Graduating university is scary enough and the need to find a job can be ,daunting. This difficult process can be made less troublesome by remaining positive, realistic, and most importantly, proactive. By following some simple tricks and tips, you’ll be well on your way to your first paycheque.
Do your research
Before beginning to submit applications and interview, narrow down what jobs you might be interested in and research opportunities. Use all available resources for this process.
McGill’s Career Planning Service’s (CaPS) myFuture is a user-friendly McGill University website that can aid in your inquiries. The website provides students with an extensive list of currently available jobs categorized by position type and projected growth. The website also provides articles that guide students on how to properly format supporting documents and information on other relevant tasks that go along with job searching.

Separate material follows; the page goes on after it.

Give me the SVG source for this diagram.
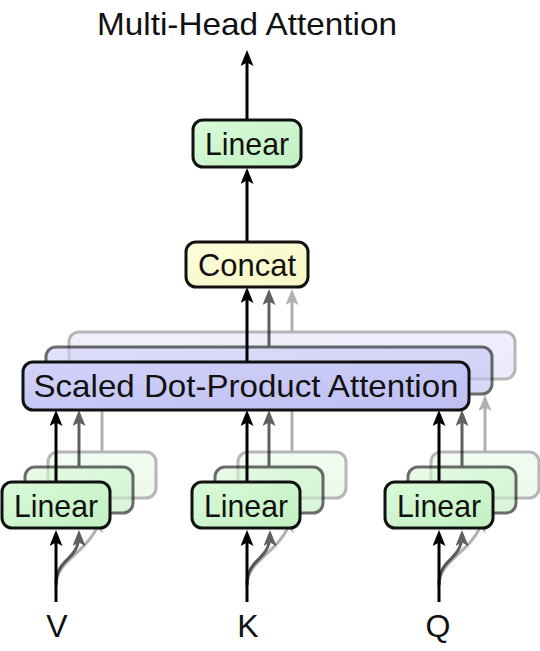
<svg xmlns="http://www.w3.org/2000/svg" width="540" height="651" viewBox="0 0 540 651">
<defs>
<marker id="ah" viewBox="0 0 16 13" refX="12" refY="6.5" markerWidth="16" markerHeight="13" markerUnits="userSpaceOnUse" orient="auto">
<path d="M0,0 L16,6.5 L0,13 L3.5,6.5 z" fill="#000"/>
</marker>
<linearGradient id="gG" x1="0" y1="0" x2="1" y2="1"><stop offset="0" stop-color="#d9fad9"/><stop offset="1" stop-color="#c2f0c2"/></linearGradient>
<linearGradient id="gB" x1="0" y1="0" x2="1" y2="1"><stop offset="0" stop-color="#d2d2fa"/><stop offset="1" stop-color="#bebef2"/></linearGradient>
<linearGradient id="gY" x1="0" y1="0" x2="1" y2="1"><stop offset="0" stop-color="#fefedc"/><stop offset="1" stop-color="#f6f6c4"/></linearGradient>
</defs>
<style>
.box{stroke:#111;stroke-width:3}
.lin{fill:url(#gG)}
.att{fill:url(#gB)}
.cat{fill:url(#gY)}
.t{font-family:"Liberation Sans",Arial,sans-serif;font-size:32px;fill:#111;text-anchor:middle}
.a{fill:none;stroke:#000;stroke-width:3;marker-end:url(#ah)}
</style>

<g id="layer3" opacity="0.3">
<g id="conn3">
<path class="a" d="M56,585 C56,560 90,552 100,520"/>
<path class="a" d="M247,585 C247,560 281,552 291,520"/>
<path class="a" d="M439,585 C439,560 473,552 483,520"/>
</g>
<g id="linV3"><rect class="box lin" x="48" y="452" width="108" height="46" rx="10"/></g>
<g id="linK3"><rect class="box lin" x="238" y="452" width="108" height="46" rx="10"/></g>
<g id="linQ3"><rect class="box lin" x="431" y="452" width="108" height="46" rx="10"/></g>
<g id="att3"><rect class="box att" x="69" y="332" width="446" height="47" rx="10"/></g>
<g id="conn3b">
<path class="a" d="M102,452 V399"/>
<path class="a" d="M292,452 V399"/>
<path class="a" d="M485,452 V399"/>
<path class="a" d="M292,332 V293"/>
</g>
</g>

<g id="layer2" opacity="0.62">
<g id="conn2">
<path class="a" d="M56,585 C56,556 79,562 79,534"/>
<path class="a" d="M247,585 C247,556 270,562 270,534"/>
<path class="a" d="M439,585 C439,556 462,562 462,534"/>
</g>
<g id="linV2"><rect class="box lin" x="25" y="467" width="108" height="46" rx="10"/></g>
<g id="linK2"><rect class="box lin" x="215" y="467" width="108" height="46" rx="10"/></g>
<g id="linQ2"><rect class="box lin" x="408" y="467" width="108" height="46" rx="10"/></g>
<g id="att2"><rect class="box att" x="46" y="347" width="446" height="47" rx="10"/></g>
<g id="conn2b">
<path class="a" d="M79,467 V414"/>
<path class="a" d="M269,467 V414"/>
<path class="a" d="M462,467 V414"/>
<path class="a" d="M269,347 V293"/>
</g>
</g>

<g id="connectors">
<path class="a" d="M56,602 V534"/>
<path class="a" d="M247,602 V534"/>
<path class="a" d="M439,602 V534"/>
<path class="a" d="M56,482 V414"/>
<path class="a" d="M247,482 V414"/>
<path class="a" d="M439,482 V414"/>
<path class="a" d="M247,362 V291"/>
<path class="a" d="M247,242 V172"/>
<path class="a" d="M247,120 V54"/>
</g>
<g id="linV"><rect class="box lin" x="2" y="482" width="108" height="46" rx="10"/><text class="t" x="56" y="517" textLength="84" lengthAdjust="spacingAndGlyphs">Linear</text></g>
<g id="linK"><rect class="box lin" x="192" y="482" width="108" height="46" rx="10"/><text class="t" x="246" y="517" textLength="84" lengthAdjust="spacingAndGlyphs">Linear</text></g>
<g id="linQ"><rect class="box lin" x="385" y="482" width="108" height="46" rx="10"/><text class="t" x="439" y="517" textLength="84" lengthAdjust="spacingAndGlyphs">Linear</text></g>
<g id="att"><rect class="box att" x="23" y="362" width="446" height="48" rx="10"/><text class="t" x="246" y="397" textLength="425" lengthAdjust="spacingAndGlyphs">Scaled Dot-Product Attention</text></g>
<g id="concat"><rect class="box cat" x="186" y="242" width="122" height="45" rx="10"/><text class="t" x="247" y="276" textLength="98" lengthAdjust="spacingAndGlyphs">Concat</text></g>
<g id="linTop"><rect class="box lin" x="193" y="120" width="108" height="47" rx="10"/><text class="t" x="247" y="155" textLength="84" lengthAdjust="spacingAndGlyphs">Linear</text></g>
<g id="labels">
<text class="t" x="247" y="35" textLength="300" lengthAdjust="spacingAndGlyphs">Multi-Head Attention</text>
<text class="t" x="57" y="637">V</text>
<text class="t" x="248" y="637">K</text>
<text class="t" x="438" y="637">Q</text>
</g>
</svg>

In addition, consider attending job fairs and take advantage of networking opportunities. Developing contacts in your field of interest is extremely important in establishing your credentials. Similarly, consider talking to a recruiter who works with companies in your field.
Get your foot in the door
When applying for jobs right out of university, it’s important to remain realistic. You may not get your dream job immediately, but you have to start somewhere. It’s about putting in your time and paying your dues. Even if a position seems below your skill set, it may serve as a starting point to work your way up.
If possible, you may want to consider internships both during your schooling and immediately after graduation. Having experience is a fundamental first step to getting your dream job.
Companies do their research too
Making sure you are the most appealing candidate possible also includes how you conduct yourself in your personal life. While it may seem invasive, potential employers perform background checks that include Internet searches. You should consider cleaning up your social media profiles and think twice before you post a neknomination video.
Additionally, a respectable credit history may help show employers that you are trustworthy and responsible. Employers can access this information through a background check, although they have to give you notice of it. Even drug tests are standard for corporate jobs.
Pay close attention to your CV and résumé
There is a difference between a CV and a résumé. Your CV includes the publications that your name is attached to when you have done significant research, whereas a résumé is used to highlight your skills, work experience, and education history.
Your résumé should be tailored to the specific job you’re applying for, and your cover letter should be customized for each job. Ensure that there aren’t any silly spelling errors by always editing and revising your documents. Remove superfluous information such as your birthday and martial status, as it is irrelevant to your job application. In addition, make sure your email address is appropriate and professional.
The interview is key
First impressions can make or break a job application. Interviews give employers an idea of your decision-making ability and character. Every little thing matters; be early, but not too early, as this can make you look desperate. Always be honest (lying can come back to haunt you), make sure to keep eye contact, shake hands firmly, and speak with confidence.
Appearance is more important than you might think. For example, visible tattoos may be a deterrent to some employers. Also sit up straight and do not fidget, as it can make you appear nervous. If it is hot outside, arrive a little earlier to give yourself time to cool off and prevent sweating through your shirt.
You can demonstrate interest by preparing questions to ask your prospective employer, although it’s best to avoid talking about salary. Finally, remember to thank the interviewer for their time both during the interview and in an email afterwards to further emphasize your gratitude.